SEED was adopted as a standard format
for international digital seismic data exchange in 1987 by the Federation of Digital
Seismographic Network (FDSN), which was formed under the International Association for
Seismology and Physics of the Earth's Interior (IASPEI). Before the
SEED format was adopted, digital seismic data exchange was complicated
because of different data logger formats.
SEED was designed to accommodate comprehensively differences in data format
that originated from the type of data logger. The SEED format consists of
one logical volume, which contains two format objects: (1) control headers
and (2) time series. The first one is formatted in ASCII and contains
auxiliary information about the volume. The second one contains raw binary
data, the digital seismogram. Control headers
are categorized as (1) volume index control headers, (2) abbreviation
dictionary control headers, (3) station control headers and (4) time span
control headers. These headers are used to provide information such as the
definition of abbreviations used in the control headers, operating
characteristics for a station and its channels, and the time span of the
data. Because of these comprehensive descriptions of the SEED volume in
the control headers, the SEED format can be used to provide digital
seismograms recorded by almost any kinds of data loggers. Each control
header consists of a series of blockettes, which contain a sequence of
data fields specific to that blockette type. Because blockettes are
defined as a collection of named fields with fixed length, this introduces
difficulties of extension of data structures. On the other hand,
header structure is designed to be modular, which is similar to XML. This
similarity motivated us to represent the SEED format structure in XML.
Data structures of XML document are very flexible,
because the length of the fields are not fixed. Defining new fields and
blockettes only requires a new tag name and hierarchy specification. To
describe types of data, XML has its schema language, which is called
XML-Schema. This schema language is also used for validation of XML
document. By introducing XML into SEED, it is apparent that a flexible
design and robust validation in data models will be realized.
We have set up the
following rules for converting control headers of SEED format into XML
representation.
Document typeDocument type is defined with the root node named
'xseed'. This root node has 4 child nodes for headers as shown in the
following list. Every header node stores XML representations of the
corresponding blockettes.
Conversion of blockettesAll control header blockettes have a
'Blockette type' field and a 'Length' field to represent their type and
size. Both the blockette type and name are used as a unique-identifier for
that type of blockette. In the current SEED volumes only the type is used.

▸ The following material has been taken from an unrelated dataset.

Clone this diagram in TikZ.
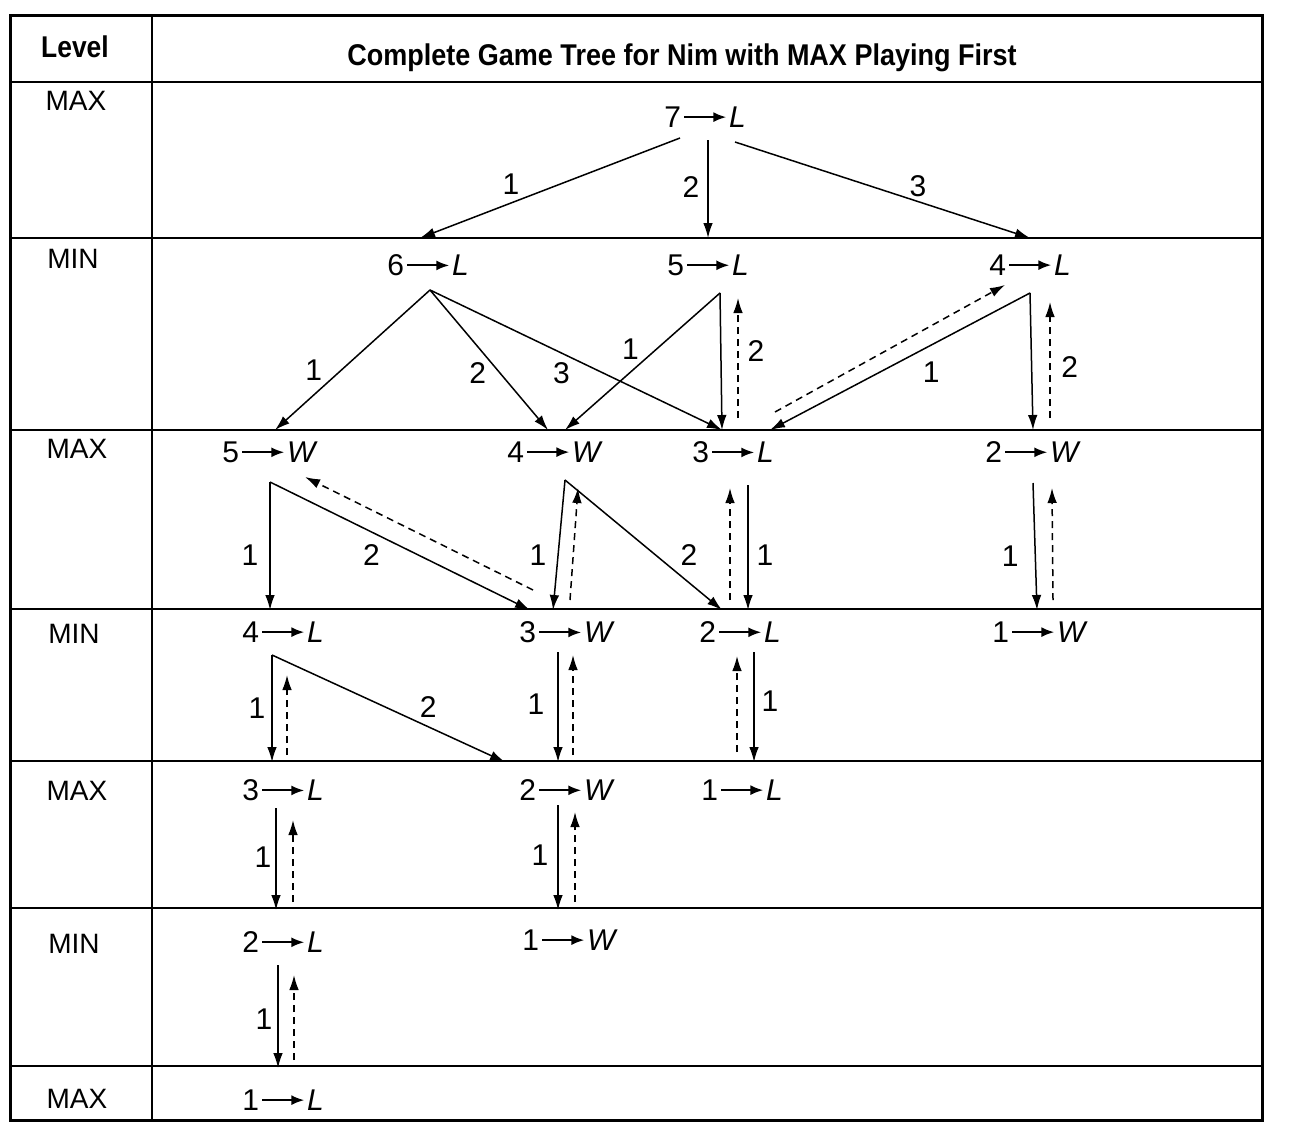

In the XML representation, the blockette name suits as an identifier of
the blockette types, because it's more descriptive, and tells the role of
blockettes by itself. The blockette type is added as an attribute for the
convenience of people familiar with blockette type numbers. The blockette
will be represented as follows with blockette name as 'blockette_name',
and blockette type as '555':
The 'Length' field is not required in the XML representation. A
blockette begins with a starting tag named blockette_name and ends with an
ending tag having the same name as the starting tag. Data for every field
can have a variable length. Field values are represented by markup entity
between the beginning and the ending tags
<field_name>Value</field_name>
where 'field_name' represents the name of the field, and 'Value'
represents the entity of field.
References and sequence number
An important characteristic of the SEED format is that some fields of particular
blockettes refer to another blockettes. To describe these references the
language XPath is chosen. Referenced blockettes always have fields for the
identifier, which is converted to string identifiers. Sequence numbers of
logical records are ignored in the 'volume index control header', because
XML documents are not stored in logical records. However the 'time span
control header' includes the description of location of waveform data that
is pointed by sequence numbers, and written as zero-filled numbers with 6
numeric characters.
When we represent the SEED header structure
in XML we do not modify anything regarding the format of the time series
data. To include binary mini-SEED format digital seismograms in XML-represented
SEED volumes we consider two scenarios. The first scenario is the separation
of the header file and the data. The data can be located in other data
files at data servers connected via networks. One can get a stand-alone header file
to know about an event, properties of stations and data locations. This is
the same concept as dataless-SEED volumes. In order to retrieve the complete
seismic waveform data one combines the two separate files; the data file is
accessed the data server following the description in the data file.
The second scenario is
the same as the current full-SEED volume so that the XML-SEED volume
includes both the SEED header represented in XML and the binary seismic
wave data. The header specifies the location of the data that is stored in
the same file. This composition is basically possible in the following
way. For example, the first line describes the length of the header,
followed by a blank line. The header XML document starts at the third line.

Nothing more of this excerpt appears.